EXERCISE INSTRUCTIONS: Your task is to print, exactly and only, the lines from the start of the entries below through the line with "ax = fig.add_axes([0.176, 0.177, 0.805, 0.791])". Include both ends, but skip the pictures.

****

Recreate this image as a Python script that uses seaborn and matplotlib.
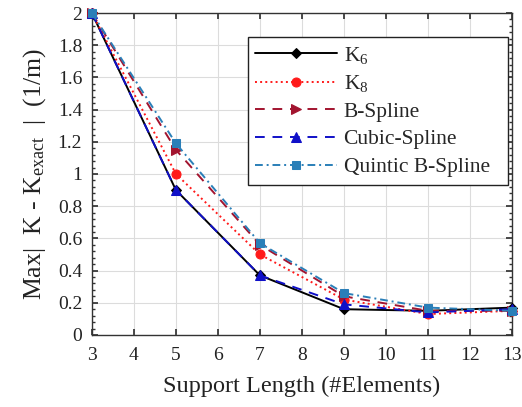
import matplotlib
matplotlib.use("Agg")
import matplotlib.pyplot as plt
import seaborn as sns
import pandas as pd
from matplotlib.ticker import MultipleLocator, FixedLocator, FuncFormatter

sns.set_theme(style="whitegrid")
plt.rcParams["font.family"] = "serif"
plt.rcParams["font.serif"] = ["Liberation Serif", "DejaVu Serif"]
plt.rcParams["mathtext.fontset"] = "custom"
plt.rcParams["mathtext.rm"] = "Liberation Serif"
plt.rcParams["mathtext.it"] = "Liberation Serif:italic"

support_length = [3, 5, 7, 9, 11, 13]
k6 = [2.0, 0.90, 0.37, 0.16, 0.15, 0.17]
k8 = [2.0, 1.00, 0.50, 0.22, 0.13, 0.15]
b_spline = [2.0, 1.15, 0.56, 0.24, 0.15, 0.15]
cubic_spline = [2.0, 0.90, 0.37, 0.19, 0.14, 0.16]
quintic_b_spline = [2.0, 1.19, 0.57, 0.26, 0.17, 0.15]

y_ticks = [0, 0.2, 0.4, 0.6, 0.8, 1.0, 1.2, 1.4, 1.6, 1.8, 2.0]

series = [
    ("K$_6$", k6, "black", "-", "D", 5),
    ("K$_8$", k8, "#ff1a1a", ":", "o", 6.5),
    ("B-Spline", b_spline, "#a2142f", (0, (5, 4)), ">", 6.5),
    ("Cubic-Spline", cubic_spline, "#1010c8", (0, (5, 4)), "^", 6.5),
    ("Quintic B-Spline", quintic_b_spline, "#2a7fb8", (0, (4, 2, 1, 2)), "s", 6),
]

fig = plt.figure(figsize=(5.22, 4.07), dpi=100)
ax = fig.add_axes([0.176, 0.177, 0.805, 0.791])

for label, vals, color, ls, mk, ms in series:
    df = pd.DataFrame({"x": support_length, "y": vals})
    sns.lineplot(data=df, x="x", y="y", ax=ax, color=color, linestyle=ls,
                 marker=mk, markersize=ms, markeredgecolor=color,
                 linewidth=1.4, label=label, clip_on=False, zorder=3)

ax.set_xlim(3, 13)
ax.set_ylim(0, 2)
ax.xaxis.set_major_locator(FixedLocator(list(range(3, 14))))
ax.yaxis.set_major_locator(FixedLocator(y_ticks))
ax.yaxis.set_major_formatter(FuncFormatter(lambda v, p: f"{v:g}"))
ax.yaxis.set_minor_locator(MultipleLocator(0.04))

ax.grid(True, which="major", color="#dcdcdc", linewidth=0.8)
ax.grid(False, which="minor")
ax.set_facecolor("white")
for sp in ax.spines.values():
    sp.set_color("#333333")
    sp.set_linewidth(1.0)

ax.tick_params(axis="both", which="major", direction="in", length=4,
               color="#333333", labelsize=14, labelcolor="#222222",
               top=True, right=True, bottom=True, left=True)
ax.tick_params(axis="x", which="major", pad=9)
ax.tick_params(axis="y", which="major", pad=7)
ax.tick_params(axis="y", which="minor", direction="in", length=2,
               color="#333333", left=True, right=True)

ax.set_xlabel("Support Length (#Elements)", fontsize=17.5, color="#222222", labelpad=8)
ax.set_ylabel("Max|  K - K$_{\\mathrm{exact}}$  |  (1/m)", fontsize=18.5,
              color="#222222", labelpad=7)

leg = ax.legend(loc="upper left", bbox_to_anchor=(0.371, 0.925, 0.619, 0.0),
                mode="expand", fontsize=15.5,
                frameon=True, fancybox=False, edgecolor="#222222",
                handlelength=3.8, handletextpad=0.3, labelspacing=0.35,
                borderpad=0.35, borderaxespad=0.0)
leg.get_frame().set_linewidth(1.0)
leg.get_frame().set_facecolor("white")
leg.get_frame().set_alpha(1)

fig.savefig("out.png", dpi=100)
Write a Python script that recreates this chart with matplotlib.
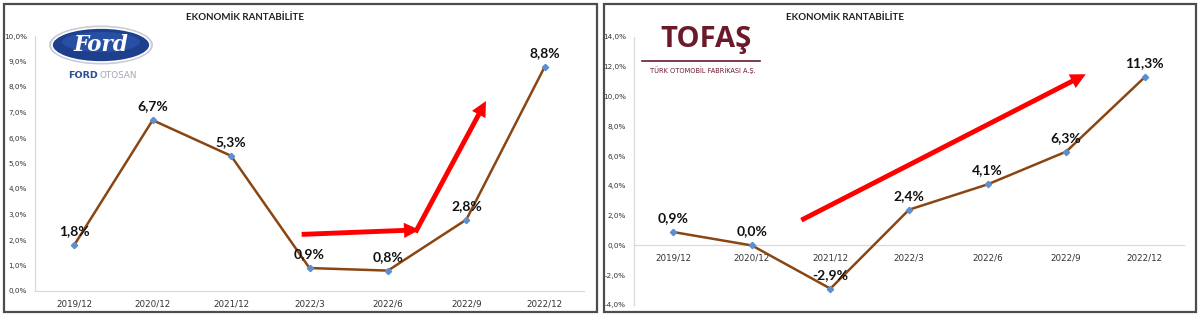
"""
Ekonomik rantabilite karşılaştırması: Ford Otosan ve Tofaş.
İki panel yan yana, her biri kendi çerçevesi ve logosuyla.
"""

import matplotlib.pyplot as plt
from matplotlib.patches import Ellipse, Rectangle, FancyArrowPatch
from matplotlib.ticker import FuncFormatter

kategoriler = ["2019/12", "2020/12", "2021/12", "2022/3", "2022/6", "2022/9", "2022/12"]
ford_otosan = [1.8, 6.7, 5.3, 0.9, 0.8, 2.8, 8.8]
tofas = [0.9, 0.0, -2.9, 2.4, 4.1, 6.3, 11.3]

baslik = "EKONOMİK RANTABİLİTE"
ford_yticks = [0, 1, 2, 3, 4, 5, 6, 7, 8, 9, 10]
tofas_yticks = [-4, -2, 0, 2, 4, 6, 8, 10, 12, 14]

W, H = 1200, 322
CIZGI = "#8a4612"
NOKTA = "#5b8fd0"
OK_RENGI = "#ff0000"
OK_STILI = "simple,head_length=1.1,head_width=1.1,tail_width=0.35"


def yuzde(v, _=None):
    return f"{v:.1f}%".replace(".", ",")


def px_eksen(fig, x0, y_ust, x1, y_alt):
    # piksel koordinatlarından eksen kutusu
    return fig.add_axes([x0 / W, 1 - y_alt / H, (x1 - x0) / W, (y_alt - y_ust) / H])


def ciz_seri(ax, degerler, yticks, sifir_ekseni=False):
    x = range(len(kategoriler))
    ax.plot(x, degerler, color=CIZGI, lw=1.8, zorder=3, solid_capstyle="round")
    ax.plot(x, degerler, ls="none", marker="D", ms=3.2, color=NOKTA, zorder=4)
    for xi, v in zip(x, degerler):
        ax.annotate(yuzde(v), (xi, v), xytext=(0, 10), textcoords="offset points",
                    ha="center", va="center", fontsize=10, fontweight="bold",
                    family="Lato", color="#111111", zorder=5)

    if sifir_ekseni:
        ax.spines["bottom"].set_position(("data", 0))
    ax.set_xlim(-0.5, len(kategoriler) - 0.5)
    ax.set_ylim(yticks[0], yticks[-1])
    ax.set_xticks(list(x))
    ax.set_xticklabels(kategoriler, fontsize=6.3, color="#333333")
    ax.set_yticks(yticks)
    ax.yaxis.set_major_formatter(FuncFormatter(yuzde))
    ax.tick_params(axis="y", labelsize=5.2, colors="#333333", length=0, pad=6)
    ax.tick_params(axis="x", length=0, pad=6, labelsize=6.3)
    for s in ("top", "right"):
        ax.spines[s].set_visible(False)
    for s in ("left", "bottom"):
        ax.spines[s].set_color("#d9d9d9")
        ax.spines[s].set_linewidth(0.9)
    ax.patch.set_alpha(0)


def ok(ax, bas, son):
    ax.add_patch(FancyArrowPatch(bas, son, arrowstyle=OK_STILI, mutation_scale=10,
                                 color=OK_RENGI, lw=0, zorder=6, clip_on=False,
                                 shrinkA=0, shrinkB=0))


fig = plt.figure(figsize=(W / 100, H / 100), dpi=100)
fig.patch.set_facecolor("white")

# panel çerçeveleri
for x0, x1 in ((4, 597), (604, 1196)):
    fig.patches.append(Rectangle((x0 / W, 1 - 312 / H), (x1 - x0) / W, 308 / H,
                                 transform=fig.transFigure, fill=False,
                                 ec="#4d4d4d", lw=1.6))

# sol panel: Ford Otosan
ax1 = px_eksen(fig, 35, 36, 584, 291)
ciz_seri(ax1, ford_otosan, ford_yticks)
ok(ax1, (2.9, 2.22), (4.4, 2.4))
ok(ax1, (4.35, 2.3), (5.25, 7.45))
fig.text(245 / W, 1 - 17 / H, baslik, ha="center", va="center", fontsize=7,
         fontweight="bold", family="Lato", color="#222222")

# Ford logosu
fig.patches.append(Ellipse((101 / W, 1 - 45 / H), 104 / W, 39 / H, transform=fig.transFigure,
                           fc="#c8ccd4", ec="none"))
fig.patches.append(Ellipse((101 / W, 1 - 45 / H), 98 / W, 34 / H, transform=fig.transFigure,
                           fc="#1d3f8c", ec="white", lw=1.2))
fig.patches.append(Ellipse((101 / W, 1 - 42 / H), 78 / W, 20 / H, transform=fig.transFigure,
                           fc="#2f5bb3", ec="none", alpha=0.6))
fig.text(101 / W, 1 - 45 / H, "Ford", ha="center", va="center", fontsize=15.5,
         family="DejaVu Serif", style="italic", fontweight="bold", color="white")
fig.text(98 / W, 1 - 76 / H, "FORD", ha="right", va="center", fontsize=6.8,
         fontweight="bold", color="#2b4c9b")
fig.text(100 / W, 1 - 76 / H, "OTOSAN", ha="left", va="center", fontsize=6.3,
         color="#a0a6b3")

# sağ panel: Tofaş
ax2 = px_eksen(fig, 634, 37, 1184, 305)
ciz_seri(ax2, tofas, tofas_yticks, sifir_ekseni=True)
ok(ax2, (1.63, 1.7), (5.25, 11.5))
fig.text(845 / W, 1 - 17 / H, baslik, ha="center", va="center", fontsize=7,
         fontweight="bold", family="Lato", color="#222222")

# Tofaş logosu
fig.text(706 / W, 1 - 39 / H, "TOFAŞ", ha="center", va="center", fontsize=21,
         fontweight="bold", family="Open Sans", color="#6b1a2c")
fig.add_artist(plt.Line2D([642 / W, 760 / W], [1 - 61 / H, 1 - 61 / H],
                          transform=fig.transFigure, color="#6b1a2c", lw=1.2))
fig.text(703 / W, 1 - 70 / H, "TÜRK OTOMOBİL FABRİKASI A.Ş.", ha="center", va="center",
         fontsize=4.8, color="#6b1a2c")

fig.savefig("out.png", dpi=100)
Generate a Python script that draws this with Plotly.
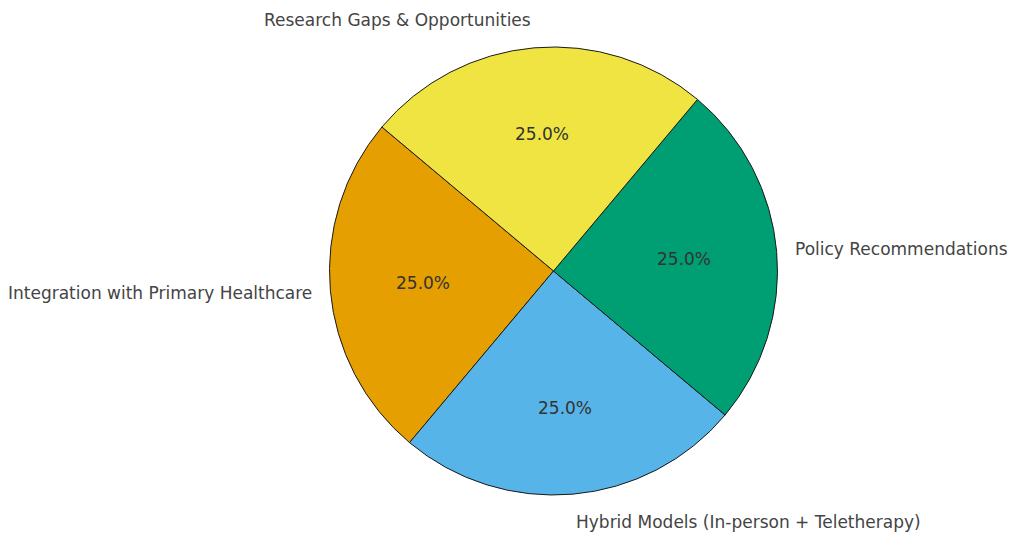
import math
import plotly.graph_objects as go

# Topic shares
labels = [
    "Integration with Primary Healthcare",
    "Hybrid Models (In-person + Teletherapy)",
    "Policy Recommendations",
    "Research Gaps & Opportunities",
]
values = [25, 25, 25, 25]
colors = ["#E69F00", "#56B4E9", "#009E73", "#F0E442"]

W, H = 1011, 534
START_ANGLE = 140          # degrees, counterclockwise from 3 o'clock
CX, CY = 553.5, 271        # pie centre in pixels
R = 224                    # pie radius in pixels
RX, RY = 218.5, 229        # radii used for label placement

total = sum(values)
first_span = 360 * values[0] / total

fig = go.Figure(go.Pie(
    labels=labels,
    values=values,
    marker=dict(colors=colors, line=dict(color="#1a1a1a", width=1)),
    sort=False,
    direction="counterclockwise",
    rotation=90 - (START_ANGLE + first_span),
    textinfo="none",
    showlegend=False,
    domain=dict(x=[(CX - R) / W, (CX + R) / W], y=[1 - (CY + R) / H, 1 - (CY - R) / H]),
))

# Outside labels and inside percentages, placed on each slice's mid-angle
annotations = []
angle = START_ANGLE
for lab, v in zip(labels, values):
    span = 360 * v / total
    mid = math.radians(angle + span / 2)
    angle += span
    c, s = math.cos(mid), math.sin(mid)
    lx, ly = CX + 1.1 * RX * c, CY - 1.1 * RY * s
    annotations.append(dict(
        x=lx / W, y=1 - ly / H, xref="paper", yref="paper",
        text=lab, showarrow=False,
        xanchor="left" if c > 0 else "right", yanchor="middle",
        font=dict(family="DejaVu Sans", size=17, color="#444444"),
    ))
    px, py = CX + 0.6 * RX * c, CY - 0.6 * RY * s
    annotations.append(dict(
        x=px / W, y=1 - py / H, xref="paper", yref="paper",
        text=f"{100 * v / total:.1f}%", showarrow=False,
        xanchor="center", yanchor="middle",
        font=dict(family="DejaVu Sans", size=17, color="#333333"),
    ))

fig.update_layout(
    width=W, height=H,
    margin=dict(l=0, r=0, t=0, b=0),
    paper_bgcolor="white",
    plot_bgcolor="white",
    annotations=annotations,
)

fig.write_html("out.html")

****

THE RESULT:
Recreate this image as a Python script that uses seaborn and matplotlib.
import matplotlib
matplotlib.use("Agg")
import matplotlib.pyplot as plt
import seaborn as sns
import pandas as pd
from matplotlib.ticker import MultipleLocator, FixedLocator, FuncFormatter

sns.set_theme(style="whitegrid")
plt.rcParams["font.family"] = "serif"
plt.rcParams["font.serif"] = ["Liberation Serif", "DejaVu Serif"]
plt.rcParams["mathtext.fontset"] = "custom"
plt.rcParams["mathtext.rm"] = "Liberation Serif"
plt.rcParams["mathtext.it"] = "Liberation Serif:italic"

support_length = [3, 5, 7, 9, 11, 13]
k6 = [2.0, 0.90, 0.37, 0.16, 0.15, 0.17]
k8 = [2.0, 1.00, 0.50, 0.22, 0.13, 0.15]
b_spline = [2.0, 1.15, 0.56, 0.24, 0.15, 0.15]
cubic_spline = [2.0, 0.90, 0.37, 0.19, 0.14, 0.16]
quintic_b_spline = [2.0, 1.19, 0.57, 0.26, 0.17, 0.15]

y_ticks = [0, 0.2, 0.4, 0.6, 0.8, 1.0, 1.2, 1.4, 1.6, 1.8, 2.0]

series = [
    ("K$_6$", k6, "black", "-", "D", 5),
    ("K$_8$", k8, "#ff1a1a", ":", "o", 6.5),
    ("B-Spline", b_spline, "#a2142f", (0, (5, 4)), ">", 6.5),
    ("Cubic-Spline", cubic_spline, "#1010c8", (0, (5, 4)), "^", 6.5),
    ("Quintic B-Spline", quintic_b_spline, "#2a7fb8", (0, (4, 2, 1, 2)), "s", 6),
]

fig = plt.figure(figsize=(5.22, 4.07), dpi=100)
ax = fig.add_axes([0.176, 0.177, 0.805, 0.791])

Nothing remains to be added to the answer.